After Trying to DIY, Wix Embraces Grafana Cloud
Seeking a Fast, Stable Monitoring Solution
Metrics have always been an important part of the culture at Wix. The company requires a super fast—and dependable—solution to generate good alerts. As Wix's infrastructure has grown, so has the scope of their monitoring and alerting needs. False alerts are painful for any team, and if the underlying database is not stable and available at all times, the alerting data is unreliable. At Wix, “We don't have the bandwidth to maintain it 24/7,” says Alex Ulstein, Head of Monitoring, “so availability was going be a big factor in choosing our new monitoring stack.”
After years of investigating commercial and open-source solutions, including two different stints of running and trying to scale Graphite on their own, Wix discovered Grafana Cloud, a high-performance, fully managed, production-ready Grafana stack that is 100% Graphite compatible. Alex and his team were immediately intrigued. The product checked a lot of boxes for them: It offered the speed, stability and scale they needed to monitor their critical infrastructure. They were also already using Grafana, Alex says, because of the “open source, pluggability, very rich functionality and of course awesome UI.”
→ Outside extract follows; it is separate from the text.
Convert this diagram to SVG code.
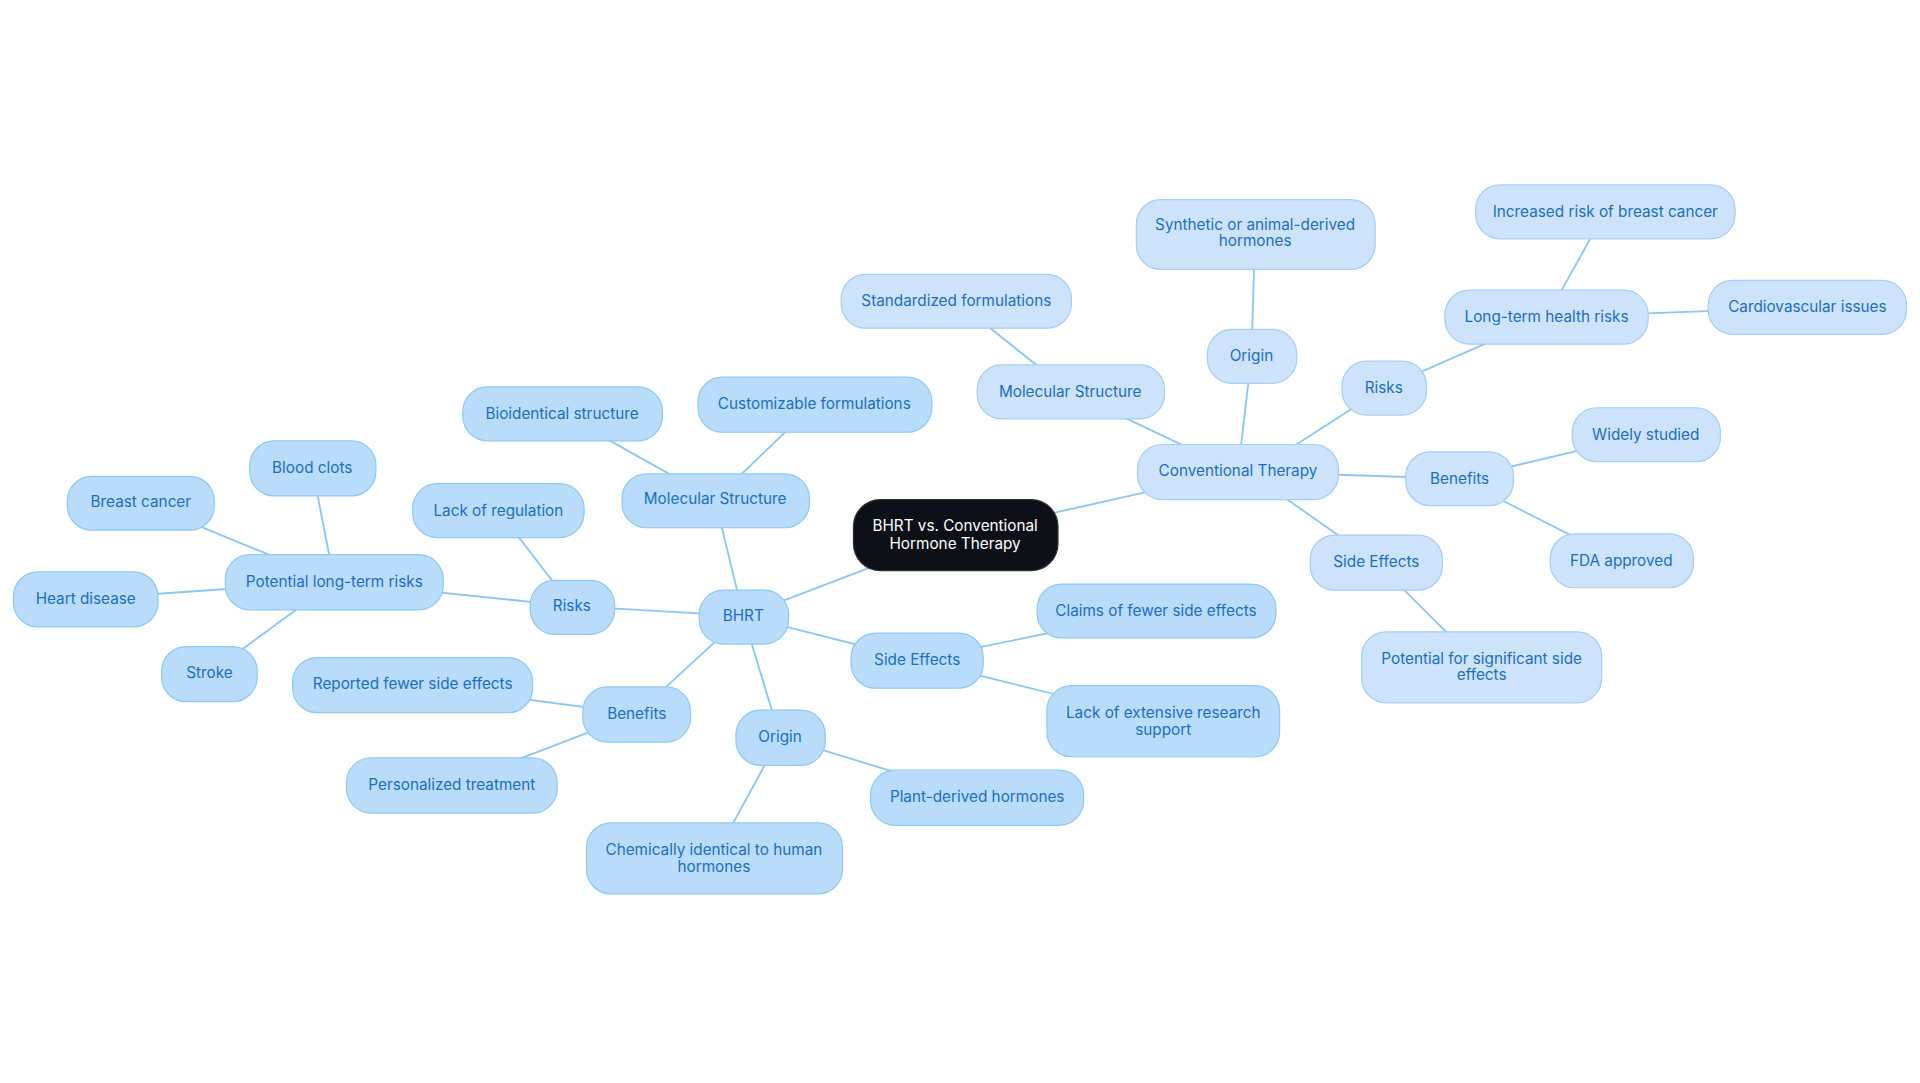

Grafana Cloud would allow them to offload the hard parts—managing and scaling the stack. “When we started the search in 2016, there wasn't a TSDB that worked for us,” says Alex. “There was a lot of work required, and it wasn't possible for us to do what the Grafana team has done in terms of scaling, performance and reliability. It doesn't make sense, price-to-performance, to do it ourselves, so we were looking for a fully managed solution from a team that had experience running monitoring at scale.”
"We don't have the bandwidth to maintain it 24/7, so availability was going be a big factor in choosing our new monitoring stack."
People Talking to People
Throughout the process of implementing Grafana Cloud, Wix worked closely with many members of the core Grafana Labs team, primarily through its chat-based support channel. The ability for integral members of both teams to join together in a fully transparent, asynchronous manner allowed for a smooth deployment.
For Alex, this interaction revealed a lot of structural similarities between the two companies.
“At Wix, it's totally the same; we have a flat structure. People talking to people; there are no open tickets,” says Alex. “I appreciate that level of deep knowledge and communication.”
Understanding what Wix valued most helped the Grafana Labs team tailor their support in order to speed up implementation.
"It wasn't possible for us to do what the Grafana Labs team has done in terms of scaling, performance and reliability."
A Tale of Two Users
Wix has two main types of users on their teams. The first group of users are developers who view data from proprietary monitoring systems such as New Relic; the second group is composed of power users who have varying requirements.
For these 250+ power users, their needs are complex. They are spread across multiple teams and have their own specific subsets of metrics that they find valuable. The ability to create custom queries and dashboards is critical for these users. Grafana provides the power and flexibility to create their metrics the way they want to see them, no matter where the data lives. Much of the value Wix gets from Grafana is the ability to show different data types together in one dashboard. For example, Wix combines Grafana Cloud, Elasticsearch, Cloudwatch, and MySQL data on the same dashboard, seamlessly blending business intelligence client data with server metrics.
Even the less frequent users find Grafana extremely valuable because so much attention has been focused on the user experience. For these users, Wix has created a set of templates as a starting point, where queries can be adjusted and display settings and alerts can be tailored to visualize the data they find important to complete their tasks. Alex describes this shortcut as “an extremely fast way to give less-experienced users enough speed to do their jobs effectively.”
An Eye Toward the Future
Now that Grafana Cloud is up and running at Wix, “stability of the platform is our primary focus,” says Alex. “But I am always thinking about how we can improve our monitoring. Prometheus and Kubernetes are interesting now and will continue to be in the future. Another key consideration is finding a way to increase the frequency of my collection so I can get alerts and address any performance issues faster.”
With Grafana as the front end, the Wix team know they have that ability to experiment with new tools—without having to sacrifice the stability and speed of their primary TSDB.
During implementation, the many active conversations with multiple members of the Grafana Labs team helped Wix tune their relays and other infrastructure to get the most out of Grafana Cloud. And as Wix continues to evolve their monitoring stack, Grafana Labs will keep those conversations going. It's the Grafana Labs way: People working together, creating the best data back end while allowing them to experiment with new open-source tools and technologies.